Information supplied start
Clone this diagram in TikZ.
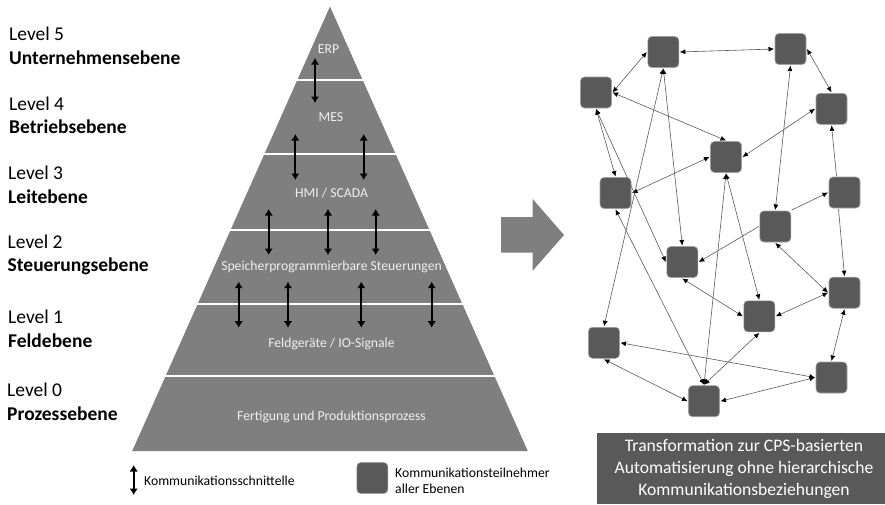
\documentclass[tikz,border=0pt]{standalone}
\usepackage{fontspec}
\setmainfont{Carlito}
\usetikzlibrary{arrows.meta}
\definecolor{pyr}{HTML}{7F7F7F}
\definecolor{part}{HTML}{595959}
\definecolor{partb}{HTML}{A0A0A0}
\definecolor{lbl}{HTML}{F0F0F0}
\tikzset{
  px/.style={x=1pt,y=-1pt},
  part/.style={draw=partb,line width=0.6pt,fill=part,rounded corners=4pt,minimum size=31pt,inner sep=0pt,outer sep=1pt},
  net/.style={line width=0.6pt,draw=black!65,{Latex[length=5.5pt,width=5pt,black]}-{Latex[length=5.5pt,width=5pt,black]}},
  netone/.style={line width=0.6pt,draw=black!65,-{Latex[length=5.5pt,width=5pt,black]}},
  pyrarrow/.style={line width=2.3pt,black,{Latex[length=6.5pt,width=8.5pt]}-{Latex[length=6.5pt,width=8.5pt]}},
  pyrlabel/.style={text=lbl,font=\fontsize{13.7}{16}\selectfont,inner sep=0pt},
  level/.style={anchor=west,align=left,inner sep=0pt,font=\fontsize{19.5}{23.5}\selectfont},
  legend/.style={anchor=west,align=left,inner sep=0pt,font=\fontsize{13.7}{16}\selectfont},
  sep/.style={draw=white,line width=2pt}
}
\begin{document}
\begin{tikzpicture}[px]
\useasboundingbox (0,0) rectangle (885,504);
% pyramid
\fill[pyr] (330,6) -- (528,451) -- (132,451) -- cycle;
\foreach \y in {79.5,154,229.5,303.7,375.7} \draw[sep] (120,\y) -- (540,\y);
\fill[white] (330,6) -- (120,478) -- (120,0) -- (330,0) -- cycle;
\fill[white] (330,6) -- (540,478) -- (540,0) -- (330,0) -- cycle;
\node[pyrlabel] (erp) at (328.5,49.5) {ERP};
\node[pyrlabel] (mes) at (331,116.7) {MES};
\node[pyrlabel] (hmi) at (331.5,192.7) {HMI / SCADA};
\node[pyrlabel] (sps) at (331.5,266.7) {Speicherprogrammierbare Steuerungen};
\node[pyrlabel] (feld) at (331.5,344) {Feldgeräte / IO-Signale};
\node[pyrlabel] (fert) at (331.5,416.7) {Fertigung und Produktionsprozess};
\foreach \n/\x/\ya/\yb in {a/315/58/103,b/295.3/134/180,c/363.7/134/180,d/268.7/209/255,e/328/209/255,f/375.7/209/255,g/238.7/281.7/327.7,h/288/281.7/327.7,i/361.3/281.7/327.7,j/431.7/281.7/327.7,k/133.7/465/495}{
  \coordinate (pt\n) at (\x,\ya);
  \coordinate (pb\n) at (\x,\yb);
  \draw[pyrarrow] (pt\n) -- (pb\n);
}
% level labels
\node[level] (l5) at (9,45.8) {Level 5\\\textbf{Unternehmensebene}};
\node[level] (l4) at (9,115.5) {Level 4\\\textbf{Betriebsebene}};
\node[level] (l3) at (8,185) {Level 3\\\textbf{Leitebene}};
\node[level] (l2) at (7.5,255) {Level 2\\\textbf{Steuerungsebene}};
\node[level] (l1) at (8,329) {Level 1\\\textbf{Feldebene}};
\node[level] (l0) at (7,402) {Level 0\\\textbf{Prozessebene}};
% big arrow
\fill[pyr] (501,217) -- (532.7,217) -- (532.7,199) -- (564,235) -- (532.7,270.7) -- (532.7,252.7) -- (501,252.7) -- cycle;
% legend
\node[legend] (lega) at (144,481) {Kommunikationsschnittelle};
\node[part] (legb) at (372.3,478) {};
\node[legend] (legc) at (395,481) {Kommunikationsteilnehmer\\aller Ebenen};
% network
\coordinate (ca) at (663.3,52);
\coordinate (cb) at (790.5,49);
\coordinate (cc) at (596,92.5);
\coordinate (cd) at (831.5,108.8);
\coordinate (ce) at (726,157);
\coordinate (cf) at (615.5,193);
\coordinate (cg) at (844.5,192.5);
\coordinate (ch) at (775.3,226.5);
\coordinate (ci) at (682.3,262);
\coordinate (cj) at (844.5,292.7);
\coordinate (ck) at (759.3,316.3);
\coordinate (cl) at (604,342.8);
\coordinate (cm) at (831.5,377.5);
\coordinate (cn) at (704,401.2);
\foreach \n in {a,b,c,d,e,f,g,h,i,j,k,l,m,n} \node[part] (\n) at (c\n) {};
\draw[net] (a.west) -- (c.east);
\draw[net] (a.east) -- (b.west);
\draw[net] (b.east) -- (d.north);
\draw[net] (c.east) -- (e.north);
\draw[net] (d.west) -- (e.east);
\draw[net] (e.west) -- (f.east);
\draw[net] (c.south) -- (f.north);
\draw[net] (b.south) -- (h.north);
\draw[net] (a.south) -- (l.north);
\draw[net] (a.south) -- (i.north);
\draw[net] (c.south) -- (i.west);
\draw[net] (e.south) -- (n.north);
\draw[net] (e.south) -- (k.north);
\draw[net] (f.south) -- (n.north);
\draw[net] (h.south) -- (j.west);
\draw[net] (i.south) -- (k.west);
\draw[net] (j.west) -- (k.east);
\draw[net] (j.south) -- (m.north);
\draw[net] (k.south) -- (n.north);
\draw[net] (l.east) -- (m.west);
\draw[net] (l.south) -- (n.west);
\draw[net] (m.west) -- (n.east);
\draw[netone] ([xshift=-8pt]g.north) -- (d.south);
\draw[netone] ([xshift=-6pt]g.south) -- (j.north);
\draw[netone] (h.north east) -- (g.west);
\draw[netone] (h.west) -- (i.east);
% box
\node[fill=part,minimum width=288pt,minimum height=71pt,inner sep=0pt] (box) at (741,468.5) {};
\node[text=white,inner sep=0pt,align=center,font=\fontsize{17.6}{22}\selectfont] (boxtext) at (744,468.5) {Transformation zur CPS-basierten\\Automatisierung ohne hierarchische\\Kommunikationsbeziehungen};
\end{tikzpicture}
\end{document}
Information supplied end
# Requirement
Take the listing above and print it exactly, apart from the pictures.

# Output below
Clone this diagram in TikZ.
\documentclass[tikz,border=0pt]{standalone}
\usepackage{fontspec}
\setmainfont{Carlito}
\usetikzlibrary{arrows.meta}
\definecolor{pyr}{HTML}{7F7F7F}
\definecolor{part}{HTML}{595959}
\definecolor{partb}{HTML}{A0A0A0}
\definecolor{lbl}{HTML}{F0F0F0}
\tikzset{
  px/.style={x=1pt,y=-1pt},
  part/.style={draw=partb,line width=0.6pt,fill=part,rounded corners=4pt,minimum size=31pt,inner sep=0pt,outer sep=1pt},
  net/.style={line width=0.6pt,draw=black!65,{Latex[length=5.5pt,width=5pt,black]}-{Latex[length=5.5pt,width=5pt,black]}},
  netone/.style={line width=0.6pt,draw=black!65,-{Latex[length=5.5pt,width=5pt,black]}},
  pyrarrow/.style={line width=2.3pt,black,{Latex[length=6.5pt,width=8.5pt]}-{Latex[length=6.5pt,width=8.5pt]}},
  pyrlabel/.style={text=lbl,font=\fontsize{13.7}{16}\selectfont,inner sep=0pt},
  level/.style={anchor=west,align=left,inner sep=0pt,font=\fontsize{19.5}{23.5}\selectfont},
  legend/.style={anchor=west,align=left,inner sep=0pt,font=\fontsize{13.7}{16}\selectfont},
  sep/.style={draw=white,line width=2pt}
}
\begin{document}
\begin{tikzpicture}[px]
\useasboundingbox (0,0) rectangle (885,504);
% pyramid
\fill[pyr] (330,6) -- (528,451) -- (132,451) -- cycle;
\foreach \y in {79.5,154,229.5,303.7,375.7} \draw[sep] (120,\y) -- (540,\y);
\fill[white] (330,6) -- (120,478) -- (120,0) -- (330,0) -- cycle;
\fill[white] (330,6) -- (540,478) -- (540,0) -- (330,0) -- cycle;
\node[pyrlabel] (erp) at (328.5,49.5) {ERP};
\node[pyrlabel] (mes) at (331,116.7) {MES};
\node[pyrlabel] (hmi) at (331.5,192.7) {HMI / SCADA};
\node[pyrlabel] (sps) at (331.5,266.7) {Speicherprogrammierbare Steuerungen};
\node[pyrlabel] (feld) at (331.5,344) {Feldgeräte / IO-Signale};
\node[pyrlabel] (fert) at (331.5,416.7) {Fertigung und Produktionsprozess};
\foreach \n/\x/\ya/\yb in {a/315/58/103,b/295.3/134/180,c/363.7/134/180,d/268.7/209/255,e/328/209/255,f/375.7/209/255,g/238.7/281.7/327.7,h/288/281.7/327.7,i/361.3/281.7/327.7,j/431.7/281.7/327.7,k/133.7/465/495}{
  \coordinate (pt\n) at (\x,\ya);
  \coordinate (pb\n) at (\x,\yb);
  \draw[pyrarrow] (pt\n) -- (pb\n);
}
% level labels
\node[level] (l5) at (9,45.8) {Level 5\\\textbf{Unternehmensebene}};
\node[level] (l4) at (9,115.5) {Level 4\\\textbf{Betriebsebene}};
\node[level] (l3) at (8,185) {Level 3\\\textbf{Leitebene}};
\node[level] (l2) at (7.5,255) {Level 2\\\textbf{Steuerungsebene}};
\node[level] (l1) at (8,329) {Level 1\\\textbf{Feldebene}};
\node[level] (l0) at (7,402) {Level 0\\\textbf{Prozessebene}};
% big arrow
\fill[pyr] (501,217) -- (532.7,217) -- (532.7,199) -- (564,235) -- (532.7,270.7) -- (532.7,252.7) -- (501,252.7) -- cycle;
% legend
\node[legend] (lega) at (144,481) {Kommunikationsschnittelle};
\node[part] (legb) at (372.3,478) {};
\node[legend] (legc) at (395,481) {Kommunikationsteilnehmer\\aller Ebenen};
% network
\coordinate (ca) at (663.3,52);
\coordinate (cb) at (790.5,49);
\coordinate (cc) at (596,92.5);
\coordinate (cd) at (831.5,108.8);
\coordinate (ce) at (726,157);
\coordinate (cf) at (615.5,193);
\coordinate (cg) at (844.5,192.5);
\coordinate (ch) at (775.3,226.5);
\coordinate (ci) at (682.3,262);
\coordinate (cj) at (844.5,292.7);
\coordinate (ck) at (759.3,316.3);
\coordinate (cl) at (604,342.8);
\coordinate (cm) at (831.5,377.5);
\coordinate (cn) at (704,401.2);
\foreach \n in {a,b,c,d,e,f,g,h,i,j,k,l,m,n} \node[part] (\n) at (c\n) {};
\draw[net] (a.west) -- (c.east);
\draw[net] (a.east) -- (b.west);
\draw[net] (b.east) -- (d.north);
\draw[net] (c.east) -- (e.north);
\draw[net] (d.west) -- (e.east);
\draw[net] (e.west) -- (f.east);
\draw[net] (c.south) -- (f.north);
\draw[net] (b.south) -- (h.north);
\draw[net] (a.south) -- (l.north);
\draw[net] (a.south) -- (i.north);
\draw[net] (c.south) -- (i.west);
\draw[net] (e.south) -- (n.north);
\draw[net] (e.south) -- (k.north);
\draw[net] (f.south) -- (n.north);
\draw[net] (h.south) -- (j.west);
\draw[net] (i.south) -- (k.west);
\draw[net] (j.west) -- (k.east);
\draw[net] (j.south) -- (m.north);
\draw[net] (k.south) -- (n.north);
\draw[net] (l.east) -- (m.west);
\draw[net] (l.south) -- (n.west);
\draw[net] (m.west) -- (n.east);
\draw[netone] ([xshift=-8pt]g.north) -- (d.south);
\draw[netone] ([xshift=-6pt]g.south) -- (j.north);
\draw[netone] (h.north east) -- (g.west);
\draw[netone] (h.west) -- (i.east);
% box
\node[fill=part,minimum width=288pt,minimum height=71pt,inner sep=0pt] (box) at (741,468.5) {};
\node[text=white,inner sep=0pt,align=center,font=\fontsize{17.6}{22}\selectfont] (boxtext) at (744,468.5) {Transformation zur CPS-basierten\\Automatisierung ohne hierarchische\\Kommunikationsbeziehungen};
\end{tikzpicture}
\end{document}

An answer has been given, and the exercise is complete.